Ray Pahl

I haven’t seen a full obituary for Ray Pahl yet, who died earlier this month. Pahl had an interesting status in geography, I think – as the one who got away, but then who lots of people ended up following. He wrote the ‘sociological models’ essay in Chorley and Haggett’s classic Models in Geography, the source text for geography’s ‘quantitative revolution’ in the 1960s, and moved from geography as an undergraduate to sociology – pioneering qualitative methods in the social sciences. It took a while for geographers to catch up. 

Once upon a time, for a few months, I tried to do PhD research modelled on the sort of detailed qualitative work on family dynamics that he and his wife Jan Pahl both excelled in – but I simply didn’t have the social skills to pull this off. I took refuge in ‘theory’, and the ‘archive’.

Pahl wrote a lenghty review of Mike Savage’s recent account of post-war sociology/social science in The Sociological Review, published earlier this year, in which he partly situates himself in relation to the growth of social science in the UK as theorised by Savage.
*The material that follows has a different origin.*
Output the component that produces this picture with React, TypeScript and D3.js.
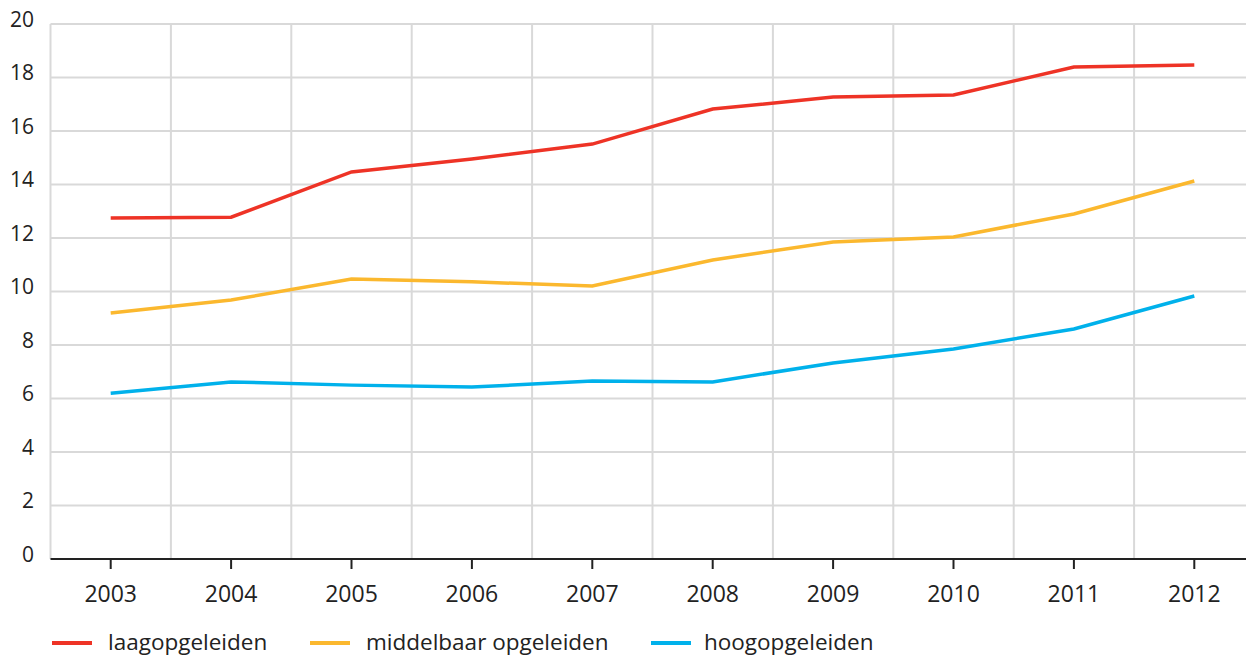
import React, { useEffect, useRef } from 'react';
import * as d3 from 'd3';

const years = ['2003', '2004', '2005', '2006', '2007', '2008', '2009', '2010', '2011', '2012'];
const laag = [12.75, 12.78, 14.47, 14.95, 15.51, 16.82, 17.27, 17.35, 18.39, 18.47];
const middelbaar = [9.2, 9.68, 10.47, 10.36, 10.21, 11.18, 11.85, 12.04, 12.9, 14.13];
const hoog = [6.2, 6.62, 6.5, 6.43, 6.65, 6.62, 7.33, 7.85, 8.6, 9.83];
const yTicks = [0, 2, 4, 6, 8, 10, 12, 14, 16, 18, 20];

const series = [
  { name: 'laagopgeleiden', values: laag, color: '#ee3326' },
  { name: 'middelbaar opgeleiden', values: middelbaar, color: '#fbb82e' },
  { name: 'hoogopgeleiden', values: hoog, color: '#00b1eb' },
];

const App = () => {
  const ref = useRef<SVGSVGElement>(null);

  useEffect(() => {
    if (!ref.current) return;
    const svg = d3.select(ref.current);
    svg.selectAll('*').remove();

    const width = 1246;
    const font = '"Open Sans", sans-serif';
    const left = 50.5;
    const top = 24;
    const bottom = 559;

    // ------- Scales -------
    const x = d3.scaleBand<string>().domain(years).range([left, left + 120.4 * years.length]);
    const y = d3.scaleLinear().domain([0, 20]).range([bottom, top]);

    // ------- Grid -------
    const grid = svg.append('g');
    grid.selectAll('line.h')
      .data(yTicks.filter((t) => t > 0))
      .enter()
      .append('line')
      .attr('x1', left)
      .attr('x2', width)
      .attr('y1', (d) => y(d))
      .attr('y2', (d) => y(d))
      .attr('stroke', '#d9d9d9')
      .attr('stroke-width', 2);

    grid.selectAll('line.v')
      .data(years)
      .enter()
      .append('line')
      .attr('x1', (d) => x(d)!)
      .attr('x2', (d) => x(d)!)
      .attr('y1', top)
      .attr('y2', bottom)
      .attr('stroke', '#d9d9d9')
      .attr('stroke-width', 2);

    // ------- Y labels -------
    svg.append('g')
      .selectAll('text')
      .data(yTicks)
      .enter()
      .append('text')
      .attr('x', 34)
      .attr('y', (d) => y(d))
      .attr('dy', '0.12em')
      .attr('text-anchor', 'end')
      .attr('font-family', font)
      .attr('font-size', 21)
      .attr('fill', '#222')
      .text((d) => String(d));

    // ------- X axis -------
    svg.append('line')
      .attr('x1', left)
      .attr('x2', width)
      .attr('y1', bottom)
      .attr('y2', bottom)
      .attr('stroke', '#222')
      .attr('stroke-width', 2);

    const bw = x.bandwidth();
    svg.append('g')
      .selectAll('line')
      .data(years)
      .enter()
      .append('line')
      .attr('x1', (d) => x(d)! + bw / 2)
      .attr('x2', (d) => x(d)! + bw / 2)
      .attr('y1', bottom)
      .attr('y2', bottom + 10)
      .attr('stroke', '#222')
      .attr('stroke-width', 2);

    svg.append('g')
      .selectAll('text')
      .data(years)
      .enter()
      .append('text')
      .attr('x', (d) => x(d)! + bw / 2)
      .attr('y', 602)
      .attr('text-anchor', 'middle')
      .attr('font-family', font)
      .attr('font-size', 23)
      .attr('fill', '#222')
      .text((d) => d);

    // ------- Lines -------
    const line = d3
      .line<number>()
      .x((_, i) => x(years[i])! + bw / 2)
      .y((d) => y(d));

    series.forEach((s) => {
      svg.append('path')
        .datum(s.values)
        .attr('fill', 'none')
        .attr('stroke', s.color)
        .attr('stroke-width', 3.5)
        .attr('d', line);
    });

    // ------- Legend -------
    const legendPos = [52, 310, 651];
    series.forEach((s, i) => {
      const g = svg.append('g').attr('transform', `translate(${legendPos[i]},643)`);
      g.append('line')
        .attr('x1', 0)
        .attr('x2', 40)
        .attr('stroke', s.color)
        .attr('stroke-width', 4);
      g.append('text')
        .attr('x', i === 2 ? 53 : 56)
        .attr('y', 7)
        .attr('font-family', font)
        .attr('font-size', 22.5)
        .attr('fill', '#222')
        .text(s.name);
    });
  }, []);

  return <svg ref={ref} width={1246} height={657} style={{ display: 'block', position: 'absolute', left: 0, top: 0 }} />;
};

export default App;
Being on the receiving end: Making sense of Fatherhood

Just in time for Christmas, a new book out on becoming a father, Making Sense of Fatherhood, by sociologist Tina Miller at Oxford Brookes, who has previously written about experiences of becoming a mother. My reason for mentioning this is personal, because I am in it. I was one of Tina’s research subjects, back in 2006 and 2007, which involved being interviewed before and after the birth of our first child. The publication of the book is timely, since we are now expecting our second just after Christmas, so it gives me an opportunity to remember what life felt like last time.

I haven’t read the book yet, so I don’t  know whether I ended up being a useful [anonymised] informant, nor what Tina has made of all the dad-talk in general. But I enjoyed the experience of being in her project, both for personal and ‘professional’ reasons. Personally, it was fun to have the opportunity to talk about what was going on way back then, and ‘Tina’ became a kind of imaginary friend in my head, who I would silently talk to as I wondered the streets of Bishopston pushing a pram for what seemed like hours on end. Professionally, it was interesting to be on the other side, as it were, to have a glimpse of the ordinariness of how lots of empirical social science gets done. I didn’t really think of it this way at the time, but it was pointed out to me the other day that my participation in Tina’s project sort of counted as ‘volunteering’. So now I am intrigued to discover if there is any work out there on how dependent social science research is on the willingness of people to be interviewed, counted, surveyed, and so on.

So, I might have more thoughts on being a research subject once I have read the book; and I’m going to look into the ‘research volunteering’ thing a little bit more too. In between all the busy, engaged parenting, obviously.